You can't sue billions of people tho. There are big companies who pollute but just suing them seems less fair + less efficient than a tax on the pollutant

>Child rape

I don't see who the bad defense agency would be competing with. There's no-one to defend the child's rights.

Defence agency was set up exclusively to defend the rich guy from moralfags

[maybe this one COULD be solved by charity]


 No.17365

>>17349

>Strawman argument, the initial nationalization process was performed via theft and so its ownership by the descendant is not recognized as legitimate since it is still stolen property.

It's not a strawman argument because that just highlights something that happens all the time.

Every tract of land in existence has passed hands many times through violence before being traded in our modern systems. But you never see any Ancap calling all existing property illegitimate and splitting it up into shares.

If the King in the second pic is illegitimate, then so is all existing property. It's not a strawman, it just makes the existing situation more extreme by hyperbole to highlight the fact that all property was violently acquired firstly.

Add to that: all the big corporations that exist are heavily dependent on state violence to exist due to their subsidization, and with the banks; bailouts. How come their property is legitimate? They would have lost it in the market if it weren't for the state, so why is it wrong to revolt and expropriate it?

>>17350

>Stolen goods should be returned to their original owners m8

What if the owners are dead or no one knows who they are? Ancap already uses a statute of limitations like this to counter the argument about initial appropriation. But now it suddenly doesn't apply when it makes you uncomfortable?


 No.17371

>>17365

In principle it would be nice to undo everything government ever did

But I don't about in practice


 No.17373

>>17371

Know about practice


 No.17375

>>17371

Right, you can't undo it, so you have a statute of limitations after which private property is legitimate regardless of how it is acquired. Or that's how Ancap seems to treat it.

BUT if that's true, then surely the case in the pic is legitimate, or has not enough time passed? What does it take?

500 years? 1000 years?


 No.17377

>>17375

One way could be as long as the original owner can't come forward ?

I'm not an expert


 No.17380

>>17362

>Could be some Islamist group-funder or Saudi millionaire

Again, those boogeymen are all manufactured by the state.

>Could be really bad

See again about reciprocation.

>but you would still have similar groups with different practises

How? It's one thing to claim this, but you haven't provided a basis for believing that systematic antisocial behavior could succeed among a social species without manufactured belief in its legitimacy, or without another such organization using its manufactured social acceptance to skew market conditions.

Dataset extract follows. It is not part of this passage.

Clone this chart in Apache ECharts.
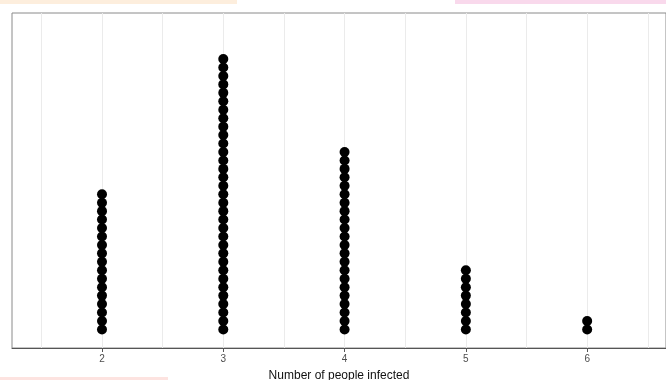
<!DOCTYPE html>
<html>
<head>
<meta charset="utf-8">
<script src="https://cdn.jsdelivr.net/npm/echarts@6/dist/echarts.min.js"></script>
<style>
html, body { margin: 0; padding: 0; background: #fff; }
#main { width: 666px; height: 380px; }
</style>
</head>
<body>
<div id="main"></div>
<script>
// data
var infectedValues = [2, 3, 4, 5, 6];
var dotCounts = [17, 33, 22, 8, 2];
var gridValues = [1.5, 2, 2.5, 3, 3.5, 4, 4.5, 5, 5.5, 6, 6.5];
var tickValues = [2, 3, 4, 5, 6];

// one point per dot, stacked upward
var dots = [];
for (var i = 0; i < infectedValues.length; i++) {
    for (var k = 1; k <= dotCounts[i]; k++) {
        dots.push([infectedValues[i], k]);
    }
}

var chart = echarts.init(document.getElementById('main'));
var option = {
    animation: false,
    grid: {
        left: 12, right: 0, top: 13, bottom: 32,
        outerBoundsMode: 'none',
        containLabel: false,
        show: true, borderColor: '#8a8a8a', borderWidth: 1,
        backgroundColor: '#fff'
    },
    graphic: [
        { type: 'rect', shape: { x: 0, y: 0, width: 237, height: 4 }, style: { fill: '#fdeedd' } },
        { type: 'rect', shape: { x: 455, y: 0, width: 211, height: 4 }, style: { fill: '#f9d9ec' } },
        { type: 'rect', shape: { x: 0, y: 377, width: 168, height: 3 }, style: { fill: '#fde3e0' } }
    ],
    xAxis: {
        type: 'value',
        min: 1.258,
        max: 6.65,
        name: 'Number of people infected',
        nameLocation: 'middle',
        nameGap: 22,
        nameTextStyle: { color: '#111', fontSize: 12, fontFamily: 'Liberation Sans' },
        axisLine: { show: true, onZero: false, lineStyle: { color: '#555', width: 1 } },
        axisTick: { show: true, customValues: tickValues, length: 4, lineStyle: { color: '#555' } },
        axisLabel: { customValues: tickValues, color: '#4d4d4d', fontSize: 10, margin: 6, fontFamily: 'Liberation Sans' },
        splitLine: { show: false }
    },
    yAxis: {
        type: 'value',
        min: -1.2,
        max: 38.45,
        show: false,
        splitLine: { show: false }
    },
    series: [
        {
            type: 'scatter',
            data: dots,
            symbol: 'circle',
            symbolSize: 10,
            itemStyle: { color: '#000', opacity: 1 },
            markLine: {
                silent: true,
                symbol: 'none',
                label: { show: false },
                lineStyle: { color: '#ebebeb', width: 1, type: 'solid' },
                data: gridValues.map(function (v) { return { xAxis: v }; }),
                z: 0
            },
            z: 3
        }
    ]
};
chart.setOption(option);
</script>
</body>
</html>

In short: without a state, organized crime is unsustainable. Look at every single time criminal organizations have risen to power, it has been as a result of government regulations.

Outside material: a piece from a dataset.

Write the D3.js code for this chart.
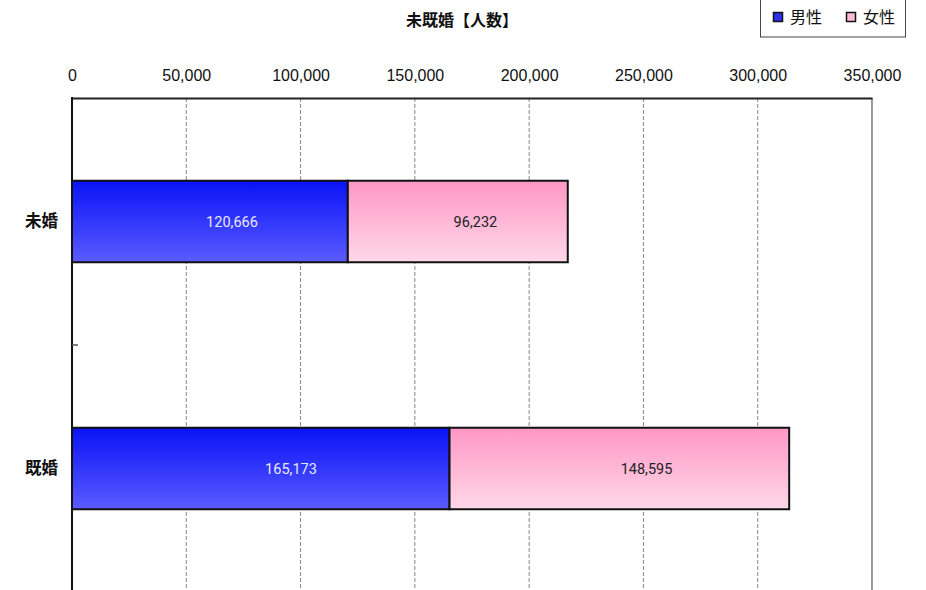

> I suspect it suffers from the public good problem

There's no such thing as a public good. The public nature of a thing negates the definition of a "good".

"More than a century ago, Carl Menger argued that four conditions must all be met in order for any given thing to be a good: (1) there must exist some unfulfilled human need, (2) the

thing must possess properties which are causally related to the satisfaction of the need, (3) the economic actor must have knowledge of that causal relation, and (4) the actor must have

sufficient command of the thing that he can actually employ it in satisfying the need.5 If any one of these conditions is no longer met, then the thing involved ceases to be a good." -The Myth of National Defense, p. 241

>You can't sue billions of people tho.

You say that like it's a bad thing. Is the guy across the street realistically affecting your health with his CO2 emissions? Will his car make a difference? Of course the billions of people thousands of miles away aren't affecting you; you aren't breathing that air. The big companies, however, who are realistically putting out enough pollutants to make a credible difference, are both credible causal factors and in a position to internalize negative externalities.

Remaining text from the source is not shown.